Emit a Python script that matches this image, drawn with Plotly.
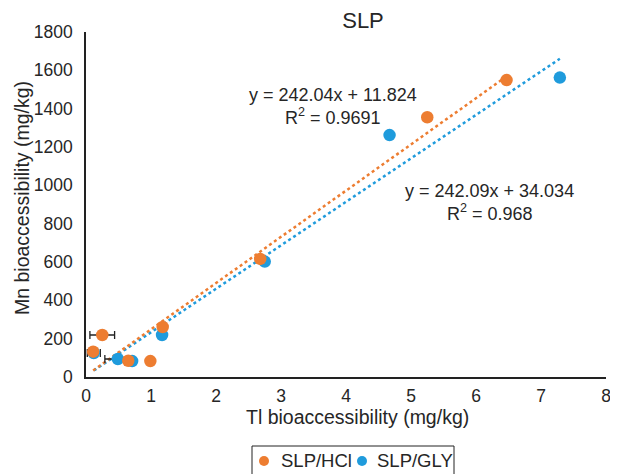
import numpy as np
import plotly.graph_objects as go

# Data
hcl_x = [0.11, 0.25, 0.65, 0.99, 1.18, 2.68, 5.25, 6.47]
hcl_y = [132, 219, 85, 83, 261, 616, 1355, 1549]
hcl_xerr = [0, 0.19, 0, 0, 0, 0, 0, 0]

gly_x = [0.12, 0.49, 0.71, 1.17, 2.75, 4.67, 7.29]
gly_y = [125, 94, 83, 219, 602, 1262, 1562]
gly_xerr = [0.1, 0.2, 0, 0, 0, 0, 0]

eq_hcl = ["y = 242.04x + 11.824", "R<sup>2</sup> = 0.9691"]
eq_gly = ["y = 242.09x + 34.034", "R<sup>2</sup> = 0.968"]

series_names = ["SLP/HCl", "SLP/GLY"]

ORANGE = "#ED7D31"
BLUE = "#1F9BDC"
TXT = "#262626"
FONT = "Liberation Sans, Arial, sans-serif"

# the page body has an 8px margin; the figure sits at (8, 8)
OFF = 8
PAGE_W, PAGE_H = 618, 474
W, H = PAGE_W - OFF, PAGE_H - OFF
# plot area in page pixels: x 86..606, y 32..377
L, R, T, B = 86 - OFF, PAGE_W - 606, 32 - OFF, PAGE_H - 377
PW, PH = W - L - R, H - T - B


def px2paper(px, py):
    """page pixel -> paper coordinates"""
    return (px - OFF - L) / PW, (H - B - (py - OFF)) / PH


def trend(xs, ys):
    k, b = np.polyfit(xs, ys, 1)
    xx = np.array([min(xs), max(xs)])
    return xx, k * xx + b


fig = go.Figure()

tx, ty = trend(gly_x, gly_y)
fig.add_trace(go.Scatter(x=tx, y=ty, mode="lines", line=dict(color=BLUE, width=2.5, dash="dot"),
                         showlegend=False, hoverinfo="skip"))
tx, ty = trend(hcl_x, hcl_y)
fig.add_trace(go.Scatter(x=tx, y=ty, mode="lines", line=dict(color=ORANGE, width=2.5, dash="dot"),
                         showlegend=False, hoverinfo="skip"))

fig.add_trace(go.Scatter(x=gly_x, y=gly_y, mode="markers", name=series_names[1],
                         marker=dict(color=BLUE, size=12.5), showlegend=False,
                         error_x=dict(type="data", array=gly_xerr, color="#222", thickness=1.3, width=4)))
fig.add_trace(go.Scatter(x=hcl_x, y=hcl_y, mode="markers", name=series_names[0],
                         marker=dict(color=ORANGE, size=12.5), showlegend=False,
                         error_x=dict(type="data", array=hcl_xerr, color="#222", thickness=1.3, width=4)))

# equation labels
for txt, (ax, ay) in zip(eq_hcl, [(333, 95), (333, 116)]):
    xp, yp = px2paper(ax, ay)
    fig.add_annotation(xref="paper", yref="paper", x=xp, y=yp, text=txt, showarrow=False,
                       xanchor="center", yanchor="middle", font=dict(size=18, color=TXT, family=FONT))
for txt, (ax, ay) in zip(eq_gly, [(489, 191), (490, 212)]):
    xp, yp = px2paper(ax, ay)
    fig.add_annotation(xref="paper", yref="paper", x=xp, y=yp, text=txt, showarrow=False,
                       xanchor="center", yanchor="middle", font=dict(size=18, color=TXT, family=FONT))

# axis titles
xp, yp = px2paper(357, 417)
fig.add_annotation(xref="paper", yref="paper", x=xp, y=yp, text="Tl bioaccessibility (mg/kg)",
                   showarrow=False, xanchor="center", yanchor="middle",
                   font=dict(size=19.5, color=TXT, family=FONT))
xp, yp = px2paper(22, 198)
fig.add_annotation(xref="paper", yref="paper", x=xp, y=yp, text="Mn bioaccessibility (mg/kg)",
                   showarrow=False, xanchor="center", yanchor="middle", textangle=-90,
                   font=dict(size=19.5, color=TXT, family=FONT))

# custom legend (box, markers, labels)
x0, y0 = px2paper(252, 446)
x1, y1 = px2paper(454, 480)
fig.add_shape(type="rect", xref="paper", yref="paper", x0=x0, y0=y0, x1=x1, y1=y1,
              line=dict(color="#222", width=1), fillcolor="white", layer="above")
for name, col, mx, tx_ in [(series_names[0], ORANGE, 264, 279), (series_names[1], BLUE, 362, 375)]:
    cx, cy = px2paper(mx, 461)
    fig.add_shape(type="circle", xref="paper", yref="paper", xsizemode="pixel", ysizemode="pixel",
                  xanchor=cx, yanchor=cy, x0=-5, x1=5, y0=-5, y1=5,
                  fillcolor=col, line=dict(color=col, width=0), layer="above")
    lx, ly = px2paper(tx_, 460)
    fig.add_annotation(xref="paper", yref="paper", x=lx, y=ly, text=name, showarrow=False,
                       xanchor="left", yanchor="middle", font=dict(size=18.5, color=TXT, family=FONT))

fig.update_layout(
    width=W, height=H,
    margin=dict(l=L, r=R, t=T, b=B),
    paper_bgcolor="white", plot_bgcolor="white",
    font=dict(family=FONT, size=18, color=TXT),
    title=dict(text="SLP", x=(363 - OFF) / W, xref="container", xanchor="center",
               y=1 - (20 - OFF) / H, yref="container", yanchor="middle",
               font=dict(size=22, color=TXT, family=FONT)),
    xaxis=dict(range=[0, 8], dtick=1, showgrid=False, zeroline=False, showline=True,
               linecolor="#222", linewidth=1.5, ticks="", tickfont=dict(size=17.5),
               ticklabelstandoff=2, automargin=False),
    yaxis=dict(range=[0, 1800], dtick=200, showgrid=False, zeroline=False, showline=True,
               linecolor="#222", linewidth=1.5, ticks="", tickfont=dict(size=17.5),
               ticklabelstandoff=8, automargin=False),
    showlegend=False,
)

fig.write_html("out.html")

──────────

Give back the whole listing as it stands, minus its pictures.

*Reply to the task*:
Emit a Python script that matches this image, drawn with Plotly.
import numpy as np
import plotly.graph_objects as go

# Data
hcl_x = [0.11, 0.25, 0.65, 0.99, 1.18, 2.68, 5.25, 6.47]
hcl_y = [132, 219, 85, 83, 261, 616, 1355, 1549]
hcl_xerr = [0, 0.19, 0, 0, 0, 0, 0, 0]

gly_x = [0.12, 0.49, 0.71, 1.17, 2.75, 4.67, 7.29]
gly_y = [125, 94, 83, 219, 602, 1262, 1562]
gly_xerr = [0.1, 0.2, 0, 0, 0, 0, 0]

eq_hcl = ["y = 242.04x + 11.824", "R<sup>2</sup> = 0.9691"]
eq_gly = ["y = 242.09x + 34.034", "R<sup>2</sup> = 0.968"]

series_names = ["SLP/HCl", "SLP/GLY"]

ORANGE = "#ED7D31"
BLUE = "#1F9BDC"
TXT = "#262626"
FONT = "Liberation Sans, Arial, sans-serif"

# the page body has an 8px margin; the figure sits at (8, 8)
OFF = 8
PAGE_W, PAGE_H = 618, 474
W, H = PAGE_W - OFF, PAGE_H - OFF
# plot area in page pixels: x 86..606, y 32..377
L, R, T, B = 86 - OFF, PAGE_W - 606, 32 - OFF, PAGE_H - 377
PW, PH = W - L - R, H - T - B


def px2paper(px, py):
    """page pixel -> paper coordinates"""
    return (px - OFF - L) / PW, (H - B - (py - OFF)) / PH


def trend(xs, ys):
    k, b = np.polyfit(xs, ys, 1)
    xx = np.array([min(xs), max(xs)])
    return xx, k * xx + b


fig = go.Figure()

tx, ty = trend(gly_x, gly_y)
fig.add_trace(go.Scatter(x=tx, y=ty, mode="lines", line=dict(color=BLUE, width=2.5, dash="dot"),
                         showlegend=False, hoverinfo="skip"))
tx, ty = trend(hcl_x, hcl_y)
fig.add_trace(go.Scatter(x=tx, y=ty, mode="lines", line=dict(color=ORANGE, width=2.5, dash="dot"),
                         showlegend=False, hoverinfo="skip"))

fig.add_trace(go.Scatter(x=gly_x, y=gly_y, mode="markers", name=series_names[1],
                         marker=dict(color=BLUE, size=12.5), showlegend=False,
                         error_x=dict(type="data", array=gly_xerr, color="#222", thickness=1.3, width=4)))
fig.add_trace(go.Scatter(x=hcl_x, y=hcl_y, mode="markers", name=series_names[0],
                         marker=dict(color=ORANGE, size=12.5), showlegend=False,
                         error_x=dict(type="data", array=hcl_xerr, color="#222", thickness=1.3, width=4)))

# equation labels
for txt, (ax, ay) in zip(eq_hcl, [(333, 95), (333, 116)]):
    xp, yp = px2paper(ax, ay)
    fig.add_annotation(xref="paper", yref="paper", x=xp, y=yp, text=txt, showarrow=False,
                       xanchor="center", yanchor="middle", font=dict(size=18, color=TXT, family=FONT))
for txt, (ax, ay) in zip(eq_gly, [(489, 191), (490, 212)]):
    xp, yp = px2paper(ax, ay)
    fig.add_annotation(xref="paper", yref="paper", x=xp, y=yp, text=txt, showarrow=False,
                       xanchor="center", yanchor="middle", font=dict(size=18, color=TXT, family=FONT))

# axis titles
xp, yp = px2paper(357, 417)
fig.add_annotation(xref="paper", yref="paper", x=xp, y=yp, text="Tl bioaccessibility (mg/kg)",
                   showarrow=False, xanchor="center", yanchor="middle",
                   font=dict(size=19.5, color=TXT, family=FONT))
xp, yp = px2paper(22, 198)
fig.add_annotation(xref="paper", yref="paper", x=xp, y=yp, text="Mn bioaccessibility (mg/kg)",
                   showarrow=False, xanchor="center", yanchor="middle", textangle=-90,
                   font=dict(size=19.5, color=TXT, family=FONT))

# custom legend (box, markers, labels)
x0, y0 = px2paper(252, 446)
x1, y1 = px2paper(454, 480)
fig.add_shape(type="rect", xref="paper", yref="paper", x0=x0, y0=y0, x1=x1, y1=y1,
              line=dict(color="#222", width=1), fillcolor="white", layer="above")
for name, col, mx, tx_ in [(series_names[0], ORANGE, 264, 279), (series_names[1], BLUE, 362, 375)]:
    cx, cy = px2paper(mx, 461)
    fig.add_shape(type="circle", xref="paper", yref="paper", xsizemode="pixel", ysizemode="pixel",
                  xanchor=cx, yanchor=cy, x0=-5, x1=5, y0=-5, y1=5,
                  fillcolor=col, line=dict(color=col, width=0), layer="above")
    lx, ly = px2paper(tx_, 460)
    fig.add_annotation(xref="paper", yref="paper", x=lx, y=ly, text=name, showarrow=False,
                       xanchor="left", yanchor="middle", font=dict(size=18.5, color=TXT, family=FONT))

fig.update_layout(
    width=W, height=H,
    margin=dict(l=L, r=R, t=T, b=B),
    paper_bgcolor="white", plot_bgcolor="white",
    font=dict(family=FONT, size=18, color=TXT),
    title=dict(text="SLP", x=(363 - OFF) / W, xref="container", xanchor="center",
               y=1 - (20 - OFF) / H, yref="container", yanchor="middle",
               font=dict(size=22, color=TXT, family=FONT)),
    xaxis=dict(range=[0, 8], dtick=1, showgrid=False, zeroline=False, showline=True,
               linecolor="#222", linewidth=1.5, ticks="", tickfont=dict(size=17.5),
               ticklabelstandoff=2, automargin=False),
    yaxis=dict(range=[0, 1800], dtick=200, showgrid=False, zeroline=False, showline=True,
               linecolor="#222", linewidth=1.5, ticks="", tickfont=dict(size=17.5),
               ticklabelstandoff=8, automargin=False),
    showlegend=False,
)

fig.write_html("out.html")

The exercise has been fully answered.